Here's the bottom line:

The following statement makes no sense: "Pay for performance will improve quality of care," without defining "quality", "performance", and even "pay" and "improve." It is a bad idea to embark on a course of action without understanding the reasons for that action. Therefore unless/until someone can why P4P makes sense, I am not going to do anything (ie, go out and bankrupt myself by purchasing an EMR just for P4P.) Nor am I going to lose any more sleep over it.

5 Comments:

At Tue Oct 10, 11:24:00 AM, Anonymous Anonymous said...

From a patient's perspective ...

I'm not buying a product ... or at least I hope I'm not buying a product. I'm establishing a relationship. That relationship includes, or should include, trust ... I trust my physician to do and say the right the thing - I trust him/her to not be a marionette dancing to the tune of some large institution's financial goals ...

As medicine morphs more completely from being a calling into being a job, it will continue to lose its basic essence.

From my perspective - that's a frightening prospect ...

 
At Tue Oct 10, 01:27:00 PM, Blogger Dr. Rob said...

As it stands, physicians (especially primary care physicians) are under such pressure financially that they have to rush the care. This HAS ALREADY turned medicine into a job (or at least partly so).

So, do you feel that if quality were definable we should reward it? Do you agree with my point that the present system rewards spending less time with patients rather than more? I do agree that we should not start something if we don't know the reasons, but I disagree that "quality" is that ill-defined. Even my foil in the other post did not disagree with the fact that secondary prevention measures will cut the cost of healthcare in the long run.

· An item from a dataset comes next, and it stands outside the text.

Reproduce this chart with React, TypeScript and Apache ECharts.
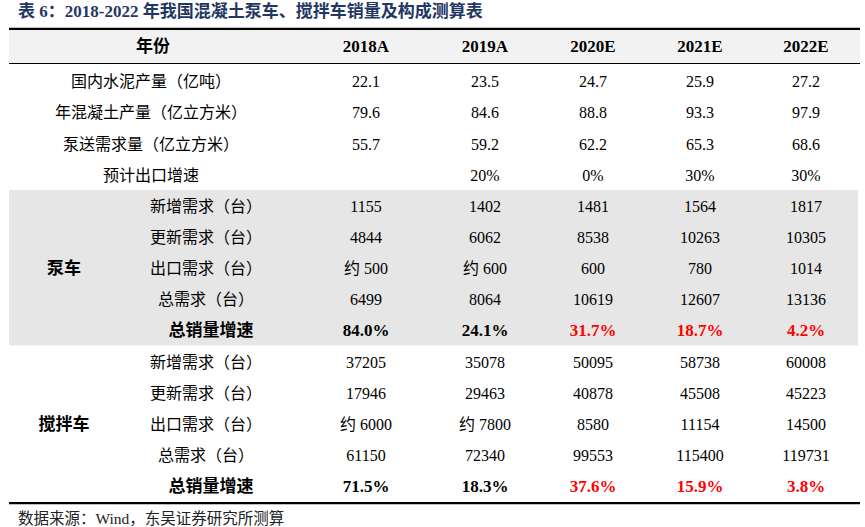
import React, { useEffect, useRef } from 'react';
import * as echarts from 'echarts';

// ---------------- data ----------------
const years = ['2018A', '2019A', '2020E', '2021E', '2022E'];
const cementOutput = [22.1, 23.5, 24.7, 25.9, 27.2];
const concreteOutput = [79.6, 84.6, 88.8, 93.3, 97.9];
const pumpingDemand = [55.7, 59.2, 62.2, 65.3, 68.6];
const exportGrowth = ['', '20%', '0%', '30%', '30%'];

const pumpNew = [1155, 1402, 1481, 1564, 1817];
const pumpRenew = [4844, 6062, 8538, 10263, 10305];
const pumpExport = ['约 500', '约 600', '600', '780', '1014'];
const pumpTotal = [6499, 8064, 10619, 12607, 13136];
const pumpGrowth = ['84.0%', '24.1%', '31.7%', '18.7%', '4.2%'];

const mixerNew = [37205, 35078, 50095, 58738, 60008];
const mixerRenew = [17946, 29463, 40878, 45508, 45223];
const mixerExport = ['约 6000', '约 7800', '8580', '11154', '14500'];
const mixerTotal = [61150, 72340, 99553, 115400, 119731];
const mixerGrowth = ['71.5%', '18.3%', '37.6%', '15.9%', '3.8%'];

const topLabels = ['国内水泥产量（亿吨）', '年混凝土产量（亿立方米）', '泵送需求量（亿立方米）', '预计出口增速'];
const subLabels = ['新增需求（台）', '更新需求（台）', '出口需求（台）', '总需求（台）', '总销量增速'];
const groupLabels = ['泵车', '搅拌车'];
const headerLabel = '年份';
const titleText = '表 6：2018-2022 年我国混凝土泵车、搅拌车销量及构成测算表';
const sourceText = '数据来源：Wind，东吴证券研究所测算';

// ---------------- layout ----------------
const W = 865;
const H = 527;
const FONT = "'Liberation Serif', 'Noto Sans CJK SC', serif";
const COL_GROUP = 64;
const COL_SUB = 206;
const COL_WIDE = 151;
const COL_HEADER_LABEL = 153;
const COL_YEARS = [366, 485, 593, 700, 806];
const ROW0 = 81.7;
const PITCH = 31.15;
const Y_MIN = -ROW0 / PITCH;
const Y_MAX = Y_MIN + H / PITCH;
const HEADER_ROW = -1.146;
const TABLE_L = 9;
const TABLE_R = 860;
const GRAY_R = 858;

type Cell = { x: number; row: number; text: string; bold?: boolean; color?: string };

function buildCells(): Cell[] {
  const cells: Cell[] = [];
  cells.push({ x: COL_HEADER_LABEL, row: HEADER_ROW, text: headerLabel, bold: true });
  years.forEach((y, i) => cells.push({ x: COL_YEARS[i], row: HEADER_ROW, text: y, bold: true }));
  const topData: (number | string)[][] = [cementOutput, concreteOutput, pumpingDemand, exportGrowth];
  topData.forEach((arr, r) => {
    cells.push({ x: COL_WIDE, row: r, text: topLabels[r] });
    arr.forEach((v, i) => {
      const t = String(v);
      if (t !== '') cells.push({ x: COL_YEARS[i], row: r, text: t });
    });
  });
  const groups: (number | string)[][][] = [
    [pumpNew, pumpRenew, pumpExport, pumpTotal, pumpGrowth],
    [mixerNew, mixerRenew, mixerExport, mixerTotal, mixerGrowth],
  ];
  groups.forEach((g, gi) => {
    const base = 4 + gi * 5;
    cells.push({ x: COL_GROUP, row: base + 2, text: groupLabels[gi], bold: true });
    g.forEach((arr, k) => {
      const isGrowth = k === 4;
      cells.push({ x: isGrowth ? COL_SUB + 5 : COL_SUB, row: base + k, text: subLabels[k], bold: isGrowth });
      arr.forEach((v, i) => {
        cells.push({
          x: COL_YEARS[i],
          row: base + k,
          text: String(v),
          bold: isGrowth,
          color: isGrowth && i >= 2 ? '#ff0000' : '#000000',
        });
      });
    });
  });
  return cells;
}

type Band = { x0: number; x1: number; r0: number; r1: number; color: string };
const bands: Band[] = [
  { x0: TABLE_L, x1: TABLE_R, r0: -1.66, r1: -0.585, color: '#f2f2f2' },
  { x0: TABLE_L, x1: GRAY_R, r0: 3.48, r1: 8.47, color: '#e6e6e6' },
  { x0: TABLE_L, x1: TABLE_R, r0: -1.735, r1: -1.66, color: '#000000' },
  { x0: TABLE_L, x1: TABLE_R, r0: -0.6, r1: -0.568, color: '#000000' },
  { x0: TABLE_L, x1: TABLE_R, r0: 13.49, r1: 13.565, color: '#000000' },
];

export default function App() {
  const ref = useRef<HTMLDivElement>(null);
  useEffect(() => {
    if (!ref.current) return;
    const chart = echarts.init(ref.current, undefined, { renderer: 'svg' });
    const cells = buildCells();
    chart.setOption({
      animation: false,
      backgroundColor: '#ffffff',
      title: {
        text: titleText,
        left: 18,
        top: 3,
        padding: 0,
        textStyle: { fontSize: 17, fontWeight: 'bold', color: '#1f3864', fontFamily: FONT },
      },
      graphic: [
        {
          type: 'text',
          x: 18,
          y: 518,
          style: {
            text: sourceText,
            fontSize: 15.5,
            fill: '#222222',
            fontFamily: FONT,
            align: 'left',
            verticalAlign: 'middle',
          },
        },
      ],
      grid: { left: 0, right: 0, top: 0, bottom: 0 },
      xAxis: { type: 'value', min: 0, max: W, show: false },
      yAxis: { type: 'value', min: Y_MIN, max: Y_MAX, inverse: true, show: false },
      series: [
        {
          type: 'custom',
          silent: true,
          clip: false,
          z: 1,
          data: bands.map((b) => [b.x0, b.r0]),
          renderItem: (params: any, api: any) => {
            const b = bands[params.dataIndex];
            const p0 = api.coord([b.x0, b.r0]);
            const p1 = api.coord([b.x1, b.r1]);
            return {
              type: 'rect',
              shape: { x: p0[0], y: p0[1], width: p1[0] - p0[0], height: p1[1] - p0[1] },
              style: { fill: b.color },
            };
          },
        },
        {
          type: 'custom',
          silent: true,
          clip: false,
          z: 2,
          data: cells.map((c) => [c.x, c.row]),
          renderItem: (params: any, api: any) => {
            const c = cells[params.dataIndex];
            const p = api.coord([api.value(0), api.value(1)]);
            return {
              type: 'text',
              x: p[0],
              y: p[1],
              style: {
                text: c.text,
                fill: c.color || '#000000',
                fontSize: c.bold ? 17 : 16,
                fontWeight: c.bold ? 'bold' : 'normal',
                fontFamily: FONT,
                align: 'center',
                verticalAlign: 'middle',
              },
            };
          },
        },
      ],
    });
    return () => chart.dispose();
  }, []);
  return <div ref={ref} style={{ position: 'fixed', left: 0, top: 0, width: W, height: H }} />;
}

We should as the question: why would insurance companies reward performance which is usually measured in the ordering of tests, studies, and giving of medicine? Won't P4P then drive up cost? Obviously the increase utilization is offset by something. They see a benefit resulting from the upfront cost.

I feel we should not do P4P where quality is not defined, but we should do P4P where it is clearly defined and the benefit is clear. I think in CAD, DM, Asthma, and HTN these things are clearly defined and the benefit of quality is accepted.

 
At Tue Oct 10, 05:11:00 PM, Blogger #1 Dinosaur said...

I disagree that, given a choice between being paid appropriately to provide quality care and purposely maximizing revenue by providing minimum care, most doctors would opt for the latter, as you seem to believe they would.

I'd much rather have my fees increased so I can continue providing quality care, rather than having some insurance company define "quality" in meaningless ways so that -- bottom line -- they can find me wanting and keep the extra money anyway.

 
At Tue Oct 10, 05:39:00 PM, Anonymous Anonymous said...

Hmmmm, what Moof said. And with my $1500 deductible, it's all about the relationship and trusting my doctor to do what is really needed for me.

I can't afford a bunch of unnecessary crap just so someone can dot an "i" or make some huge healthcare system happy. And I'd rather pay my doctor more in the short run knowing that in the long run it will actually cost less. Does that make sense?

 
At Tue Oct 10, 05:56:00 PM, Blogger Dr. Rob said...

I am not saying that most doctors are being greedy. I am saying that we are forced to choose between finances and quality. This is a bad position to be put between. If you don't believe this, look at the quality of care in the US.

Does A1c testing, eye exams, cholesterol testing in CAD patients constitute quality defined in a "meaningless way?" If you don't like being measured by that, then how do you define good medical care? Would you send your mother to someone who was compulsive about keeping up with the latest evidence standards, or one to whom it did not matter. The current payment system relies on the ability of doctors to forego money for the sake of quality. There is no other industry that requires a trade-off of income for quality. I am simply defining quality here as spending more time caring for your patient. You get paid less when you do that. It isn't right.